## SET PROBLEM:
Repeat the listing exactly as given, omitting every image.
--- Begin MATERIAL PROVIDED ---
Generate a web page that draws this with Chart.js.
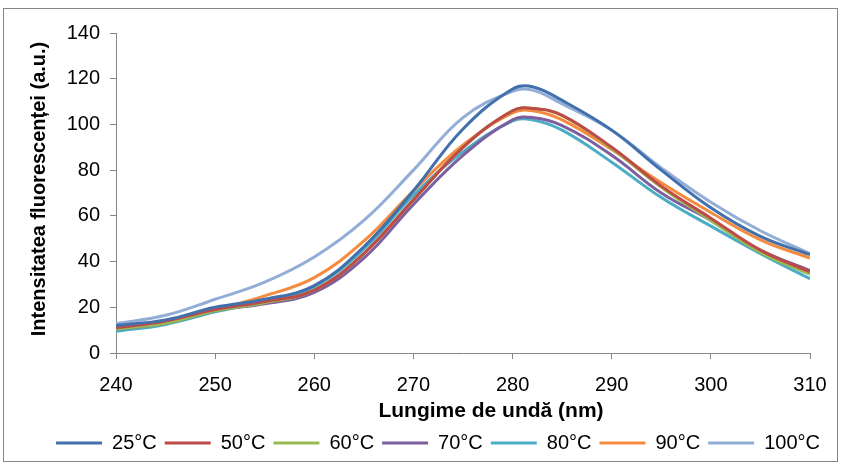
<!DOCTYPE html>
<html>
<head>
<meta charset="utf-8">
<script src="https://cdn.jsdelivr.net/npm/chart.js@4"></script>
<style>
  html, body { margin: 0; padding: 0; background: #fff; }
  #wrap { position: relative; width: 845px; height: 469px; }
</style>
</head>
<body>
<div id="wrap"><canvas id="chart" width="845" height="469"></canvas></div>
<script>
// wavelength (nm)
const wavelengths = [240, 245, 250, 255, 260, 265, 270, 275, 280, 282, 285, 290, 295, 300, 305, 310];
// fluorescence intensity (a.u.) per temperature
const t25  = [12.0, 14.5, 20.0, 23.5, 29.5, 46.5, 71.0, 98.0, 115.5, 116.5, 110.5, 97.5, 80.0, 63.5, 51.0, 43.0];
const t50  = [11.0, 14.0, 19.0, 22.5, 27.5, 43.5, 67.0, 90.0, 106.0, 107.0, 104.0, 90.0, 73.0, 59.0, 45.0, 35.5];
const t60  = [10.5, 13.0, 18.5, 22.0, 27.5, 43.5, 67.0, 90.0, 106.0, 107.0, 104.0, 89.5, 72.5, 58.0, 44.0, 34.5];
const t70  = [10.5, 13.0, 18.5, 21.5, 26.5, 41.5, 65.0, 86.5, 102.0, 103.0, 99.5, 86.5, 70.0, 58.0, 45.0, 36.0];
const t80  = [9.5, 12.5, 18.0, 22.5, 29.0, 45.5, 69.0, 88.0, 101.5, 102.0, 97.5, 83.5, 68.0, 55.5, 43.5, 32.5];
const t90  = [11.0, 14.0, 19.0, 25.0, 33.0, 49.0, 71.0, 91.0, 105.0, 106.0, 102.0, 89.0, 74.5, 61.5, 49.5, 41.5];
const t100 = [12.8, 16.5, 23.5, 31.0, 42.0, 58.0, 80.0, 103.0, 114.5, 115.0, 109.0, 97.5, 81.0, 66.0, 53.5, 43.5];

const seriesNames = ["25°C", "50°C", "60°C", "70°C", "80°C", "90°C", "100°C"];
const seriesData = [t25, t50, t60, t70, t80, t90, t100];
const seriesColors = ["#4170AD", "#BE4B48", "#98B954", "#7D5FA0", "#4BACC6", "#F58B3C", "#93AED6"];

const xTicks = [240, 250, 260, 270, 280, 290, 300, 310];
const yTicks = [0, 20, 40, 60, 80, 100, 120, 140];

const FONT = "'Liberation Sans', Arial, sans-serif";
const AXIS_GRAY = "#868686";

const datasets = seriesNames.map((name, i) => ({
  label: name,
  data: wavelengths.map((w, j) => ({ x: w, y: seriesData[i][j] })),
  borderColor: seriesColors[i],
  backgroundColor: seriesColors[i],
  borderWidth: 3,
  pointRadius: 0,
  tension: 0.4,
  fill: false
}));

// white background, outer frame and the two axis titles
const framePlugin = {
  id: "frame",
  afterLayout(chart) {
    // legend sits a bit right of the plot centre, like in the original
    chart.legend.left += 33;
    chart.legend.right += 33;
  },
  beforeDraw(chart) {
    const ctx = chart.ctx;
    ctx.save();
    ctx.fillStyle = "#fff";
    ctx.fillRect(0, 0, chart.width, chart.height);
    ctx.strokeStyle = AXIS_GRAY;
    ctx.lineWidth = 1;
    ctx.strokeRect(3.5, 8.5, 834, 453);
    ctx.restore();
  },
  afterDraw(chart) {
    const ctx = chart.ctx;
    ctx.save();
    ctx.fillStyle = "#000";
    ctx.textAlign = "center";
    ctx.textBaseline = "middle";
    ctx.font = "bold 21px " + FONT;
    ctx.fillText("Lungime de undă (nm)", 491, 411);
    ctx.font = "bold 20px " + FONT;
    ctx.translate(39, 189);
    ctx.rotate(-Math.PI / 2);
    ctx.fillText("Intensitatea fluorescenței (a.u.)", 0, 0);
    ctx.restore();
  }
};

new Chart(document.getElementById("chart"), {
  type: "line",
  data: { datasets: datasets },
  options: {
    responsive: false,
    animation: false,
    layout: { padding: { top: 33, left: 0, right: 35, bottom: 6 } },
    plugins: {
      tooltip: { enabled: false },
      legend: {
        position: "bottom",
        labels: {
          usePointStyle: true,
          pointStyle: "line",
          pointStyleWidth: 46,
          boxHeight: 19,
          padding: 8,
          color: "#000",
          font: { family: FONT, size: 20 }
        }
      }
    },
    scales: {
      x: {
        type: "linear",
        min: 240,
        max: 310,
        afterFit: s => { s.height = 72; },
        afterBuildTicks: s => { s.ticks = xTicks.map(v => ({ value: v })); },
        ticks: { color: "#000", padding: 14, font: { family: FONT, size: 20 } },
        grid: { drawOnChartArea: false, drawTicks: true, tickLength: 6, color: AXIS_GRAY },
        border: { color: AXIS_GRAY, width: 1 }
      },
      y: {
        min: 0,
        max: 140,
        afterFit: s => { s.width = 116; },
        afterBuildTicks: s => { s.ticks = yTicks.map(v => ({ value: v })); },
        ticks: { color: "#000", padding: 10, font: { family: FONT, size: 20 } },
        grid: { drawOnChartArea: false, drawTicks: true, tickLength: 6, color: AXIS_GRAY },
        border: { color: AXIS_GRAY, width: 1 }
      }
    }
  },
  plugins: [framePlugin]
});
</script>
</body>
</html>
--- End MATERIAL PROVIDED ---
## ANSWER TO THIS EXERCISE:
Generate a web page that draws this with Chart.js.
<!DOCTYPE html>
<html>
<head>
<meta charset="utf-8">
<script src="https://cdn.jsdelivr.net/npm/chart.js@4"></script>
<style>
  html, body { margin: 0; padding: 0; background: #fff; }
  #wrap { position: relative; width: 845px; height: 469px; }
</style>
</head>
<body>
<div id="wrap"><canvas id="chart" width="845" height="469"></canvas></div>
<script>
// wavelength (nm)
const wavelengths = [240, 245, 250, 255, 260, 265, 270, 275, 280, 282, 285, 290, 295, 300, 305, 310];
// fluorescence intensity (a.u.) per temperature
const t25  = [12.0, 14.5, 20.0, 23.5, 29.5, 46.5, 71.0, 98.0, 115.5, 116.5, 110.5, 97.5, 80.0, 63.5, 51.0, 43.0];
const t50  = [11.0, 14.0, 19.0, 22.5, 27.5, 43.5, 67.0, 90.0, 106.0, 107.0, 104.0, 90.0, 73.0, 59.0, 45.0, 35.5];
const t60  = [10.5, 13.0, 18.5, 22.0, 27.5, 43.5, 67.0, 90.0, 106.0, 107.0, 104.0, 89.5, 72.5, 58.0, 44.0, 34.5];
const t70  = [10.5, 13.0, 18.5, 21.5, 26.5, 41.5, 65.0, 86.5, 102.0, 103.0, 99.5, 86.5, 70.0, 58.0, 45.0, 36.0];
const t80  = [9.5, 12.5, 18.0, 22.5, 29.0, 45.5, 69.0, 88.0, 101.5, 102.0, 97.5, 83.5, 68.0, 55.5, 43.5, 32.5];
const t90  = [11.0, 14.0, 19.0, 25.0, 33.0, 49.0, 71.0, 91.0, 105.0, 106.0, 102.0, 89.0, 74.5, 61.5, 49.5, 41.5];
const t100 = [12.8, 16.5, 23.5, 31.0, 42.0, 58.0, 80.0, 103.0, 114.5, 115.0, 109.0, 97.5, 81.0, 66.0, 53.5, 43.5];

const seriesNames = ["25°C", "50°C", "60°C", "70°C", "80°C", "90°C", "100°C"];
const seriesData = [t25, t50, t60, t70, t80, t90, t100];
const seriesColors = ["#4170AD", "#BE4B48", "#98B954", "#7D5FA0", "#4BACC6", "#F58B3C", "#93AED6"];

const xTicks = [240, 250, 260, 270, 280, 290, 300, 310];
const yTicks = [0, 20, 40, 60, 80, 100, 120, 140];

const FONT = "'Liberation Sans', Arial, sans-serif";
const AXIS_GRAY = "#868686";

const datasets = seriesNames.map((name, i) => ({
  label: name,
  data: wavelengths.map((w, j) => ({ x: w, y: seriesData[i][j] })),
  borderColor: seriesColors[i],
  backgroundColor: seriesColors[i],
  borderWidth: 3,
  pointRadius: 0,
  tension: 0.4,
  fill: false
}));

// white background, outer frame and the two axis titles
const framePlugin = {
  id: "frame",
  afterLayout(chart) {
    // legend sits a bit right of the plot centre, like in the original
    chart.legend.left += 33;
    chart.legend.right += 33;
  },
  beforeDraw(chart) {
    const ctx = chart.ctx;
    ctx.save();
    ctx.fillStyle = "#fff";
    ctx.fillRect(0, 0, chart.width, chart.height);
    ctx.strokeStyle = AXIS_GRAY;
    ctx.lineWidth = 1;
    ctx.strokeRect(3.5, 8.5, 834, 453);
    ctx.restore();
  },
  afterDraw(chart) {
    const ctx = chart.ctx;
    ctx.save();
    ctx.fillStyle = "#000";
    ctx.textAlign = "center";
    ctx.textBaseline = "middle";
    ctx.font = "bold 21px " + FONT;
    ctx.fillText("Lungime de undă (nm)", 491, 411);
    ctx.font = "bold 20px " + FONT;
    ctx.translate(39, 189);
    ctx.rotate(-Math.PI / 2);
    ctx.fillText("Intensitatea fluorescenței (a.u.)", 0, 0);
    ctx.restore();
  }
};

new Chart(document.getElementById("chart"), {
  type: "line",
  data: { datasets: datasets },
  options: {
    responsive: false,
    animation: false,
    layout: { padding: { top: 33, left: 0, right: 35, bottom: 6 } },
    plugins: {
      tooltip: { enabled: false },
      legend: {
        position: "bottom",
        labels: {
          usePointStyle: true,
          pointStyle: "line",
          pointStyleWidth: 46,
          boxHeight: 19,
          padding: 8,
          color: "#000",
          font: { family: FONT, size: 20 }
        }
      }
    },
    scales: {
      x: {
        type: "linear",
        min: 240,
        max: 310,
        afterFit: s => { s.height = 72; },
        afterBuildTicks: s => { s.ticks = xTicks.map(v => ({ value: v })); },
        ticks: { color: "#000", padding: 14, font: { family: FONT, size: 20 } },
        grid: { drawOnChartArea: false, drawTicks: true, tickLength: 6, color: AXIS_GRAY },
        border: { color: AXIS_GRAY, width: 1 }
      },
      y: {
        min: 0,
        max: 140,
        afterFit: s => { s.width = 116; },
        afterBuildTicks: s => { s.ticks = yTicks.map(v => ({ value: v })); },
        ticks: { color: "#000", padding: 10, font: { family: FONT, size: 20 } },
        grid: { drawOnChartArea: false, drawTicks: true, tickLength: 6, color: AXIS_GRAY },
        border: { color: AXIS_GRAY, width: 1 }
      }
    }
  },
  plugins: [framePlugin]
});
</script>
</body>
</html>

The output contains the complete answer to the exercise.